Eucaristía y memoria colectiva

El sociólogo francés Maurice Halbwachs, fallecido en 1945 en el campo de exterminio de Buchenwald, formuló la teoría de la memoria colectiva, según la cual solo recordamos lo que tiene sentido en el grupo en el que vivimos. Para explicar esta teoría, un profesor refería el experimento que se hizo con unos zulúes, un pueblo de Sudáfrica de hombres famosos porque dan unos grandes saltos verticales, y también por su memoria fabulosa: son pastores, tienen rebaños de miles de vacas y las conocen una por una. Llevaron a unos cuantos zulúes a Londres y durante unos días los pasearon por la gran ciudad. De regreso a su tierra, les preguntaron qué recordaban de Londres, pero no recordaban nada, porque todo era tan distinto de su cultura que no habían entendido nada. Mejor dicho: una sola cosa recordaban, el gesto de los guardias urbanos dirigiendo el tráfico, porque es como ellos se saludan.

Si en la fiesta de Corpus recuerdo la teoría de Halbwachs es porque nos puede explicar el secular olvido de la dimensión comunitaria de la Eucaristía, que la reforma posconciliar ha tratado de remediar.
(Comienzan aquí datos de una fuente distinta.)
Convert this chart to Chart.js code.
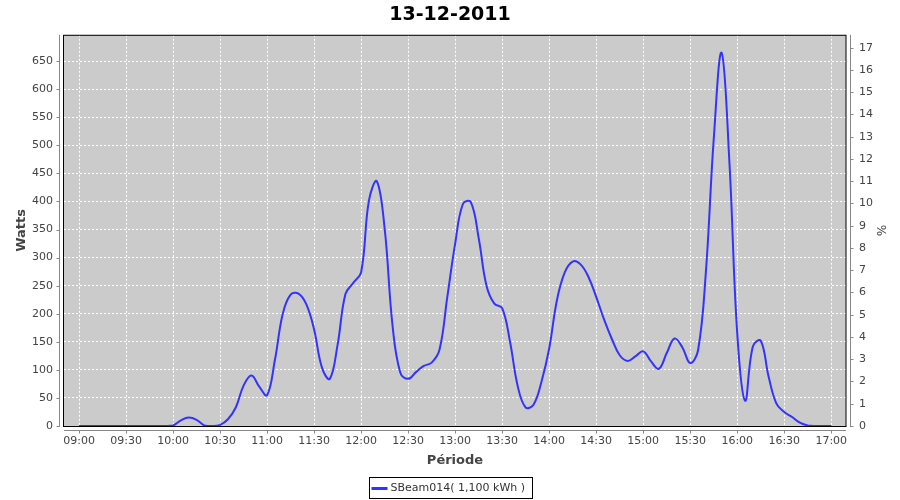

Actualmente, después de la consagración del pan, el sacerdote dice: “...del mismo modo, acabada la cena...”, y sigue inmediatamente la consagración del vino. Las palabras “acabada la cena” son un vestigio de cuando la consagración del pan tenía lugar al principio y la del vino al final del ágape eucarístico.

Según los evangelios sinópticos, Jesús instituyó la Eucaristía en el curso de la cena pascual. El rito judío consistía sobre todo en comer el cordero pascual, pero enmarcado en una larga serie de cantos, oraciones, comidas y bebidas. Como el cordero tenía que ser sacrificado en el Templo, desde la destrucción de éste se celebraba sin comer el cordero. Mucho menos lo comerían los cristianos, ya que nuestro verdadero cordero pascual es Cristo, sacrificado por nosotros.

También casi todos los demás ritos de la Pascua judía fueron cayendo en el olvido, porque ya no tenía sentido para los cristianos. Solo tenían sentido y se mantuvieron dos ritos que Jesús, en su última Cena, había cargado de un significado especial: uno, al principio, la bendición del pan, que el Señor convirtió en su Cuerpo; otro, hacia el final, la bendición de la cuarta copa de vino, convertida en el cáliz de su Sangre. Al caer en el olvido los demás ritos judíos, las dos consagraciones, que originariamente estaban separadas, se juntaron, tal como hoy las celebramos, aunque diciendo entre las dos: “acabada la cena”. Posteriormente se añadieron, antes y después de las consagraciones, una serie de lecturas, oraciones y ritos específicamente cristianos.

La Eucaristía es algo más que una devoción individual. Es un acto de memoria colectiva, en cumplimiento del mandato de Jesús de repetir en memoria suyo lo que él hizo por nosotros. Si prevalece el individualismo, no entendemos la dimensión comunitaria, la olvidamos, y los textos litúrgicos que siguen proclamándola nos resbalan.

Como decía san Pablo a los Corintios, formamos con Jesucristo y entre nosotros un solo cuerpo, porque participamos del mismo pan, y el cáliz de bendición que bendecimos es comunión con la sangre de Cristo. El no cesa de enviar a la Iglesia su Espíritu, y lo hace sobre todo por medio de la Eucaristía. Todas las plegarias eucarísticas terminan con la epiclesis o invocación del Espíritu Santo, pidiendo que, a todos los que comulgamos del mismo pan y del mismo vino, nos una en Iglesia por la caridad. El Vaticano II afirma que “ninguna comunidad cristiana se puede formar si no tiene por raíz y quicio la celebración de la Eucaristía (Presb. ord. 6). Por eso decía el P. De Lubac: “La Iglesia hace la Eucaristía, pero la Eucaristía hace la Iglesia”.

Si cuando celebramos la Eucaristía olvidamos su dimensión comunitaria, hemos perdido la memoria colectiva cristiana y estamos en la misa como aquellos zulúes en Londres.